Review: David Fenech - Grand Huit

Grand Huit quivers its way off key and stumbles out of 4/4 rhythmic confines, warbling into cheap microphones and pushing the incessant return of flimsy drum samples to the fore. There’s a potent sense of hand-assembly surrounding David Fenech’s first ever full-length; a lo-fi reimagining via musical cardboard and clumsily applied masking tape, embarking on a crooked adoption of limping trip-hop, sensual electronica and garish falsetto funk, all recorded within the delightful limitations of a cassette four-track. It sounds isolated somewhat – shut away in a cramped studio space, detached from mainstream music’s slick production values but vaguely aware of its host of stylistic clichés.
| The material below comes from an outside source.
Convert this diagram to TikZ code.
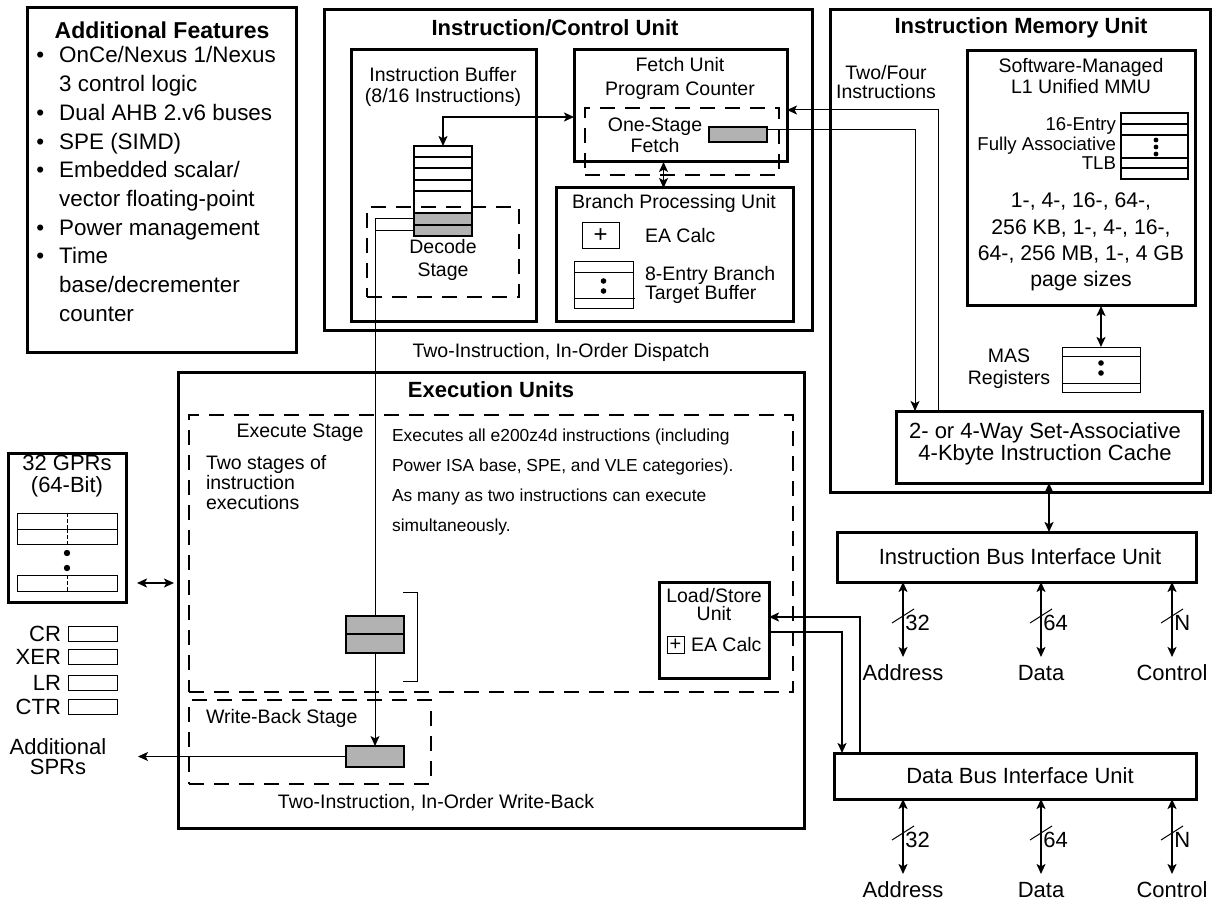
\documentclass[tikz,border=0pt]{standalone}
\usepackage{fontspec}
\setmainfont{Liberation Sans}
\usetikzlibrary{arrows.meta,fit}
\definecolor{latchgray}{RGB}{178,178,178}
\newcommand{\blockat}[4]{%
  \node[#1,fit={(#3) (#4)}] (#2) {};
}
\tikzset{
  unitbox/.style={draw,line width=1.5pt,inner sep=0pt,outer sep=0pt},
  cellbox/.style={draw,line width=0.5pt,inner sep=0pt,outer sep=0pt},
  stackbox/.style={draw,fill=white,line width=1pt,inner sep=0pt,outer sep=0pt},
  latch/.style={draw,fill=latchgray,line width=1pt,inner sep=0pt,outer sep=0pt},
  stagebox/.style={draw,line width=1pt,dash pattern=on 7.5pt off 5pt,inner sep=0pt,outer sep=0pt},
  wire/.style={line width=0.5pt},
  sigline/.style={line width=0.75pt},
  busline/.style={line width=1pt},
  tipend/.style={-{Stealth[length=5pt,width=4.5pt,inset=1.2pt]}},
  tipboth/.style={{Stealth[length=5pt,width=4.5pt,inset=1.2pt]}-{Stealth[length=5pt,width=4.5pt,inset=1.2pt]}},
  big/.style={font=\fontsize{11}{13}\selectfont},
  mid/.style={font=\fontsize{9.75}{10}\selectfont},
  title/.style={font=\fontsize{11}{13}\selectfont\bfseries},
}

\begin{document}
\begin{tikzpicture}[x=0.5pt,y=-0.5pt]
  \useasboundingbox (0,0) rectangle (1219,903);

  % additional features
  \blockat{unitbox}{feat}{27,8}{296,352}
  \node[font=\fontsize{11.5}{13}\selectfont\bfseries] (feattitle) at (162,30) {Additional Features};
  \node[inner sep=0pt,anchor=base west] (featlist) at (36,63) {\fontsize{11.2}{14.35}\selectfont
    \begin{tabular}[t]{@{}l@{\hspace{7.5pt}}l@{}}
      \textbullet & OnCe/Nexus 1/Nexus\\
                  & 3 control logic\\
      \textbullet & Dual AHB 2.v6 buses\\
      \textbullet & SPE (SIMD)\\
      \textbullet & Embedded scalar/\\
                  & vector floating-point\\
      \textbullet & Power management\\
      \textbullet & Time\\
                  & base/decrementer\\
                  & counter
    \end{tabular}};

  % instruction/control unit
  \blockat{unitbox}{icu}{324,10}{812,331}
  \node[title] (icutitle) at (555,28) {Instruction/Control Unit};
  \blockat{unitbox}{ibuf}{351,50}{536,322}
  \node[mid,align=center,font=\fontsize{9.75}{10.5}\selectfont] (ibuftext) at (443,87) {Instruction Buffer\\(8/16 Instructions)};
  \blockat{stackbox}{stack}{414,146}{472,236}
  \foreach \y in {157,168,180,191}
    \draw[line width=1pt] (414,\y) -- (472,\y);
  \blockat{latch}{dec1}{414,213}{472,225}
  \blockat{latch}{dec2}{414,225}{472,236}
  \blockat{stagebox}{decode}{367,207}{519,297}
  \node[mid,align=center] (decodetext) at (443,260) {Decode\\[1.5pt]Stage};

  \blockat{unitbox}{fetch}{574,50}{787,162}
  \node[mid,align=center] (fetchtext) at (680,78) {Fetch Unit\\[2pt]Program Counter};
  \blockat{stagebox}{fstage}{585,108}{779,175}
  \node[mid,align=center,font=\fontsize{9.75}{10.5}\selectfont] (fstagetext) at (655,135) {One-Stage\\Fetch};
  \blockat{latch}{fgray}{709,127}{767,142}

  \blockat{unitbox}{bpu}{556,188}{793,322}
  \node[mid] (bputext) at (674,203) {Branch Processing Unit};
  \blockat{cellbox}{bplus}{582,223}{619,249}
  \node[font=\fontsize{12}{12}\selectfont,inner sep=0pt] (bplussign) at (bplus) {+};
  \node[mid,anchor=west] (bea) at (638,236) {EA Calc};
  \blockat{cellbox}{btb}{574,262}{633,309}
  \draw[wire] (btb.west |- 0,273) -- (btb.east |- 0,273);
  \draw[wire] (btb.west |- 0,299) -- ([xshift=1pt]btb.east |- 0,299);
  \foreach \y in {281,291}
    \fill (btb.center |- 0,\y) circle[radius=1.4pt];
  \node[mid,anchor=west,align=left,font=\fontsize{9.75}{9.5}\selectfont] (btbtext) at (638,285) {8-Entry Branch\\Target Buffer};

  \draw[busline,tipboth] (stack.north) |- ([yshift=-5.5pt]fetch.west);
  \draw[wire,tipboth] ([xshift=-5.5pt]bpu.north) -- ([xshift=-5.5pt]bpu.north |- fetch.south);

  % instruction memory unit
  \blockat{unitbox}{imu}{830,10}{1210,492}
  \node[title] (imutitle) at (1021,28) {Instruction Memory Unit};
  \node[mid,align=center,font=\fontsize{9.75}{9.5}\selectfont] (twofour) at (886,82) {Two/Four\\Instructions};
  \blockat{unitbox}{mmu}{967,51}{1195,306}
  \node[mid,align=center,font=\fontsize{9.75}{10.5}\selectfont] (mmutext) at (1081,76) {Software-Managed\\L1 Unified MMU};
  \node[draw,line width=1pt,inner sep=0pt,fit={(1121,113) (1188,179)}] (tlb) {};
  \foreach \y in {124,135,158,168}
    \draw[line width=1pt] (tlb.west |- 0,\y) -- (tlb.east |- 0,\y);
  \foreach \y in {140,147,154}
    \fill (1156,\y) circle[radius=1.2pt];
  \node[anchor=east,align=right,font=\fontsize{9.3}{9.75}\selectfont] (tlbtext) at (1123,144) {16-Entry\\Fully Associative\\TLB};
  \node[align=center,font=\fontsize{10.6}{13.15}\selectfont] (pages) at (1081,242) {1-, 4-, 16-, 64-,\\256 KB, 1-, 4-, 16-,\\64-, 256 MB, 1-, 4 GB\\page sizes};
  \blockat{cellbox}{mas}{1062,347}{1140,392}
  \draw[wire] (mas.west |- 0,356) -- (mas.east |- 0,356);
  \draw[wire] (mas.west |- 0,383) -- (mas.east |- 0,383);
  \foreach \y in {363,373}
    \fill (mas.center |- 0,\y) circle[radius=1.4pt];
  \node[mid,align=center,font=\fontsize{9.75}{11}\selectfont] (mastext) at (1009,369) {MAS\\Registers};
  \draw[busline,tipboth] (mas.north |- mmu.south) -- (mas.north);
  \blockat{unitbox}{cache}{896,411}{1202,483}
  \node[align=center,font=\fontsize{11}{11}\selectfont] (cachetext) at (1045,444) {2- or 4-Way Set-Associative\\4-Kbyte Instruction Cache};

  \draw[wire,tipend] ([xshift=21pt]cache.north west) |- ([yshift=-2pt]fetch.east);
  \draw[wire,tipend] ([yshift=2.5pt]fgray.east) -| ([xshift=9.5pt]cache.north west);

  % bus interfaces
  \blockat{unitbox}{ibiu}{837,532}{1196,582}
  \node[big] (ibiutext) at (1020,557) {Instruction Bus Interface Unit};
  \blockat{unitbox}{dbiu}{834,753}{1196,799}
  \node[big] (dbiutext) at (1020,776) {Data Bus Interface Unit};
  \draw[busline,tipboth] (cache.south) -- (cache.south |- ibiu.north);
  \foreach \bus in {ibiu,dbiu}{
    \foreach \x/\w/\sig in {903/32/Address,1041/64/Data,1172/N/Control}{
      \coordinate (tap) at (\x,0);
      \draw[sigline,tipboth] (\bus.south -| tap) -- ++(0,75);
      \draw[wire] ([shift={(-11,41)}]\bus.south -| tap) -- ++(22,-14);
      \node[big,anchor=west,inner sep=1pt] (num\bus\w) at ([shift={(0,41)}]\bus.south -| tap) {\w};
      \node[big] (sig\bus\w) at ([shift={(0,91)}]\bus.south -| tap) {\sig};
    }
  }

  % execution units
  \node[mid] (dispatch) at (561,352) {Two-Instruction, In-Order Dispatch};
  \blockat{unitbox}{exu}{178,372}{804,828}
  \node[title] (exutitle) at (491,390) {Execution Units};
  \blockat{stagebox}{exstage}{189,415}{793,692}
  \node[mid] (exstagetext) at (300,433) {Execute Stage};
  \node[mid,anchor=west,align=left] (twostages) at (199,483) {Two stages of\\instruction\\executions};
  \node[anchor=west,align=left,font=\fontsize{8.7}{14.85}\selectfont] (exdesc) at (385,482) {Executes all e200z4d instructions (including\\Power ISA base, SPE, and VLE categories).\\As many as two instructions can execute\\simultaneously.};
  \blockat{latch}{exe1}{346,616}{404,634}
  \blockat{latch}{exe2}{346,634}{404,653}
  \draw[wire] (403,592) -| (417,681) -- (403,681);
  \blockat{stagebox}{wbstage}{189,700}{431,784}
  \node[mid,anchor=west] (wbtext) at (199,718) {Write-Back Stage};
  \blockat{latch}{wb}{346,746}{404,767}
  \node[mid] (writeback) at (436,803) {Two-Instruction, In-Order Write-Back};

  \blockat{unitbox}{lsu}{659,582}{769,678}
  \node[mid,align=center,font=\fontsize{9.75}{9}\selectfont] (lsutext) at (714,605) {Load/Store\\Unit};
  \blockat{cellbox}{lplus}{667,636}{684,653}
  \node[font=\fontsize{10}{10}\selectfont,inner sep=0pt] (lplussign) at (lplus) {+};
  \node[mid,anchor=west] (lea) at (684,645) {EA Calc};

  \draw[wire] (dec1.west) -| (exe1.north);
  \draw[wire] (dec2.west) -- (dec2.west -| exe1.north);
  \draw[wire,tipend] (exe2.south) -- (wb.north);
  \draw[busline,tipend] ([xshift=13pt]dbiu.north west) |- ([yshift=6.5pt]lsu.east);
  \draw[busline,tipend] ([yshift=-1pt]lsu.east) -| ([xshift=4pt]dbiu.north west);

  % registers
  \blockat{unitbox}{gpr}{8,453}{126,602}
  \node[align=center,font=\fontsize{11}{11}\selectfont] (gprtext) at (67,476) {32 GPRs\\(64-Bit)};
  \blockat{cellbox}{gpr0}{17,513}{117,529}
  \blockat{cellbox}{gpr1}{17,529}{117,544}
  \blockat{cellbox}{gpr31}{17,575}{117,591}
  \foreach \r in {gpr0,gpr1,gpr31}
    \draw[wire,dash pattern=on 2pt off 1pt] (\r.north) -- (\r.south);
  \foreach \y in {553,568}
    \fill (gpr0.center |- 0,\y) circle[radius=1.6pt];
  \coordinate (gprtap) at ([shift={(11,-19)}]gpr.south east);
  \draw[busline,tipboth] (gprtap) -- ([xshift=-2pt]gprtap -| exu.west);

  \foreach \y/\name in {634/CR,657/XER,683/LR,707/CTR}{
    \node[cellbox,fit={(68,\y-7.5) (117,\y+7.5)}] (reg\name) {};
    \node[big,anchor=east] (lab\name) at (reg\name.west) {\name};
  }
  \node[align=center,font=\fontsize{11}{10}\selectfont] (sprtext) at (58,757) {Additional\\SPRs};
  \coordinate (sprend) at (138,760);
  \draw[wire,tipend] (wb.west) -- (wb.west -| sprend);
\end{tikzpicture}
\end{document}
The vocals are a particularly distinctive aspect. On “Mister Master”, Fenech rasps and growls over wayward splats of keyboard and the boing of beater against a loose drum skin, occasionally breaking from the unintelligible monologue to cough and splutter directly down the microphone; he sounds dogged with flu, and there’s something incredibly engaging about Fenech’s merciless, germs ‘n’ all document of his current state. Elsewhere, his voice moves between infantile whimpers and the double-tracked wails of a drunken Bee Gees karaoke, flailing erratically over the drum machines and palm-mashed organs, yet strained as though conscious of waking people in the next room over.

It’s an album of collage, tumbling between recorded conversations, sloshing water, sci-fi electronics and busted vinyls – the songs are stranded somewhere in amongst all of this, clambering out of the noise and assembling themselves out of the scraps of sound available. “Grand Huit” is actually the French term for “roller coaster”, and while the album lacks the slick mechanical grandeur of an amusement park ride, it undoubtedly shares the perverse thrill of pure disorientation.